I find the Sunday after Ascension the most poignant Sunday of the year. That’s because 51 Sundays we talk about Jesus being with us. But on this one Sunday, with Jesus ascended and the Holy Spirit not yet come, we feel a shiver of isolation unique in our tradition.

It begs the question of what we do when we can’t see the way ahead. Columbus legendarily wrote in his log, day after day as he crossed the Atlantic in search of who knew where, ‘No land in sight; kept sailing.’ There’s a stubbornness about this kind of faith that’s both admirable and daunting at the same time.

I recall a woman many years ago who had two children. Her son died suddenly at 19 – a heart defect took him without warning on the side of a football field. Then her 18-year-old daughter disappeared. Her life had emptied out. What was she to do? In a gesture that made complete sense to her, but her friends feared was pure denial, she made supper and prepared the bathroom and bedroom every night in case her daughter returned as suddenly as she’d disappeared.

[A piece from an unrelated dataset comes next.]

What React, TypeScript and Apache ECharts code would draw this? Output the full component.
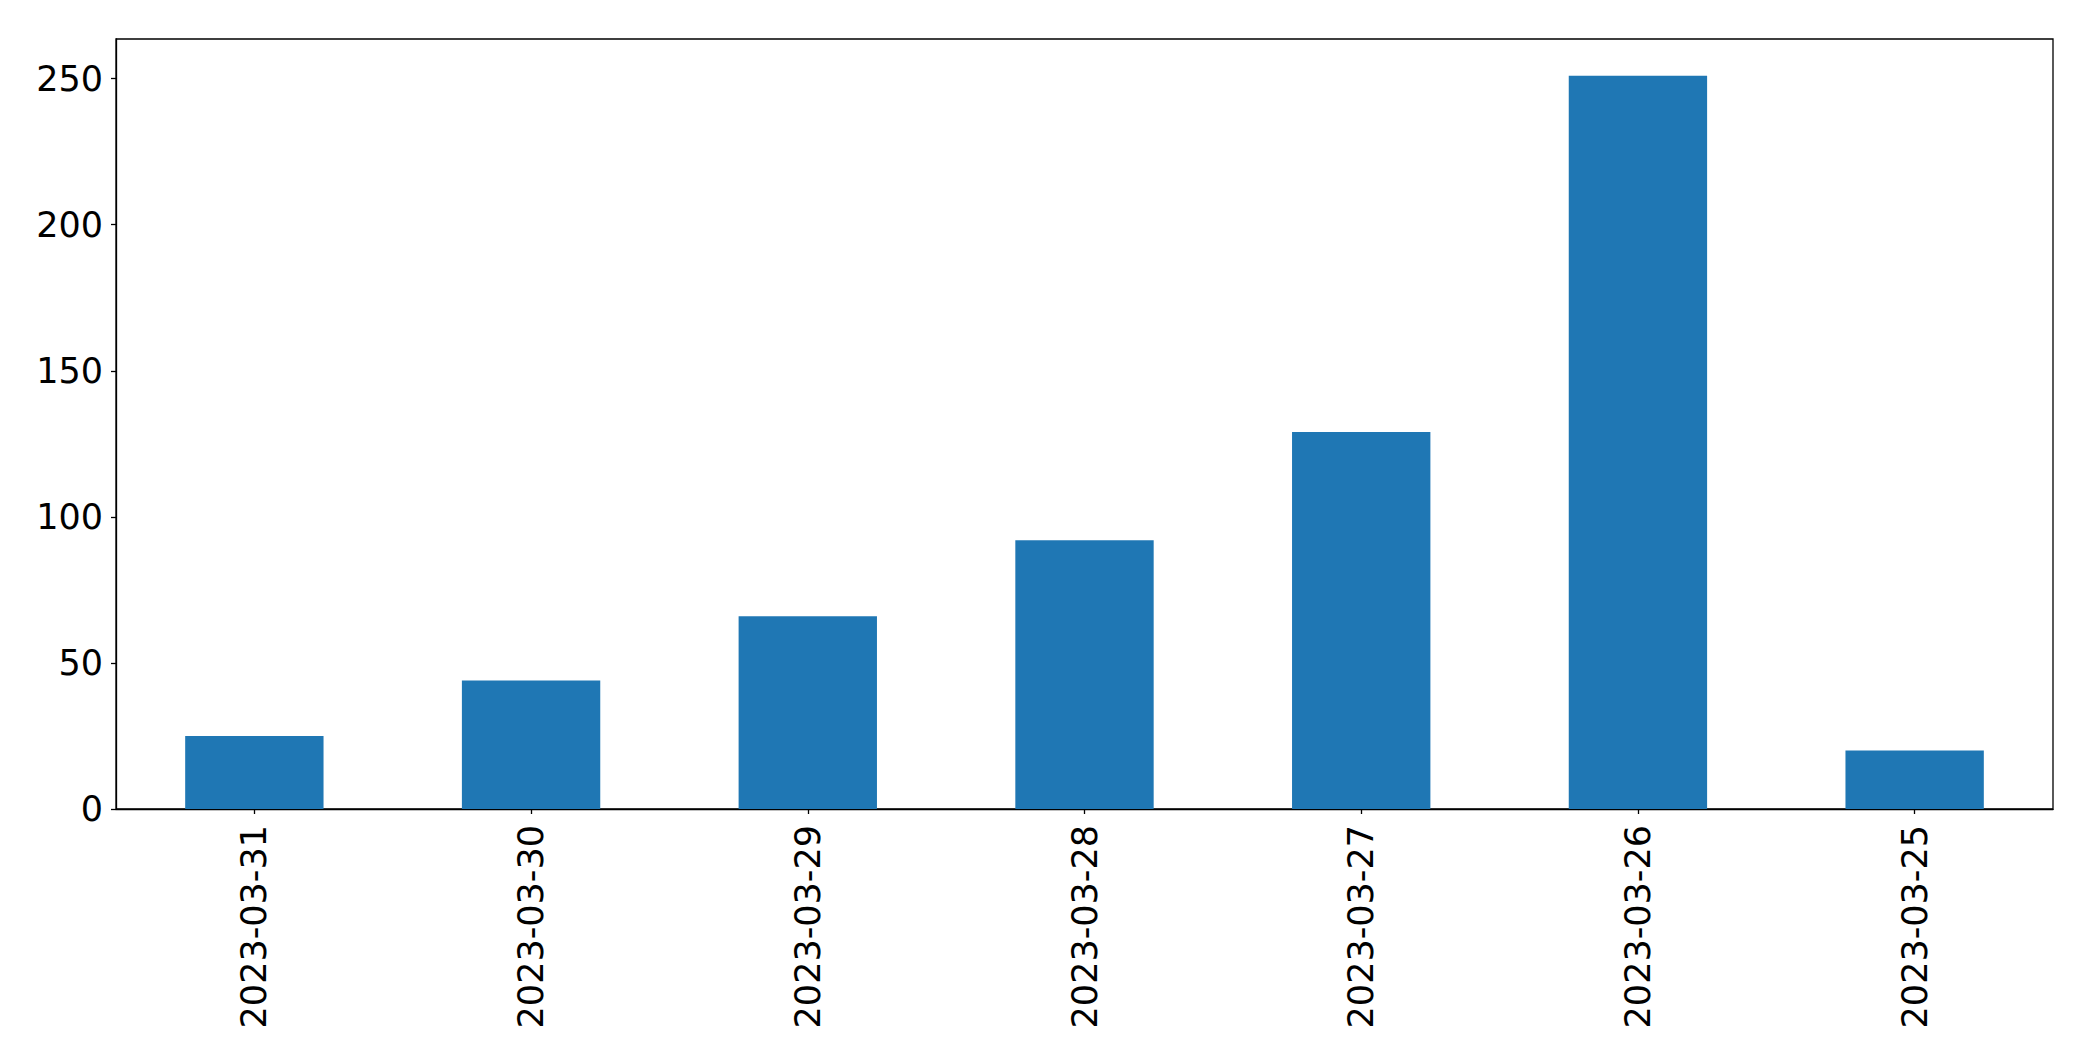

It was hard to know how to hold a conversation with her during that season. She was living in two worlds – the world in front of her and the world she was hoping for. And behold, after two years, without any notice, her daughter reappeared: carrying an 18-month-old child.

Before we get too maudlin about how much of how many lives is spent either in unrequited love or in that mixture of frustration, waiting and near-despair that borders on insanity, we may reflect on one thing. That is our experience in relation to God one Sunday of the year. But it may be God’s experience of us every Sunday of the year. Waiting; hoping; longing – for us to respond, to recognise, to reciprocate: to be with.